Na matéria Parceria com fornecedores gera divergência entre empresas interessadas em hidrelétricas, publicada em 15 de julho, uma construtora aponta dificuldades para participar da concorrência devido a problemas na definição dos custos dos equipamentos. Uma concorrente, parceira da estatal Furnas, teria ‘fechado’ com fabricantes nacionais o fornecimento. A concorrente fez o estudo de impacto ambiental (EIA) no qual se baseou a licença prévia concedida pelo Instituto Brasileiro do Meio Ambiente e dos Recursos Naturais Renováveis (Ibama). Ambas as construtoras são ouvidas na matéria sobre essa polêmica. Todavia, sobre esse assunto, faltou ouvir o governo – que estabelece e deve fiscalizar as regras da licitação.

A questão dos direitos da cidadania permeia toda a reportagem especial da Agência Brasil, que trata tanto dos interesses dos ribeirinhos quanto dos trabalhadores e da população de Rondônia, ouvidos nas matérias. Especialistas manifestam suas opiniões e as autoridades estaduais e federais defendem seus respectivos pontos de vista. As matérias também apontam as perspectivas para o futuro econômico e ambiental da região, que deverão estar sob permanente monitoramento do Ministério Público, de ambientalistas e da população em geral.
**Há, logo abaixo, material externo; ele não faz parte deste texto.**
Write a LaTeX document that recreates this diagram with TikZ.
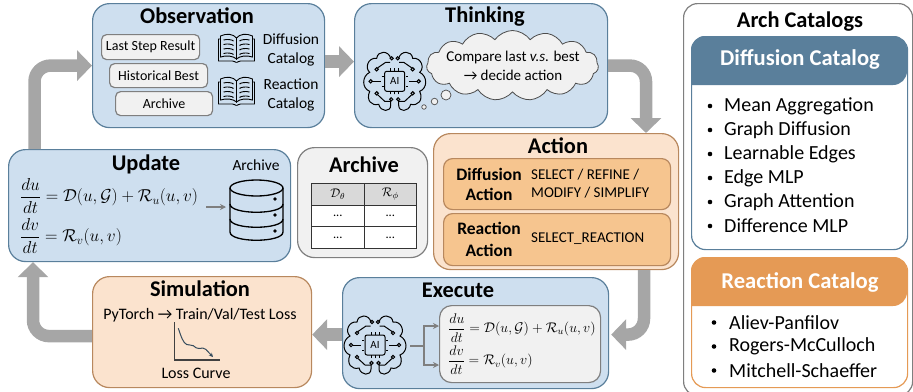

Ao todo foram ouvidas 103 fontes nas 71 matérias: 57 do governo e do Estado e 46 da sociedade civil. O Poder Legislativo é o grande ausente, com apenas uma fonte: uma deputada federal da região.

A cobertura mostra que, longe de se tratar de um problema simples, com soluções superficiais, o debate sobre o futuro do modelo energético brasileiro entrou para ficar na agenda da cidadania, que pode e deve participar cada vez mais das decisões. Informações para isso não faltam no especial Usinas do Rio Madeira: Problema ou solução?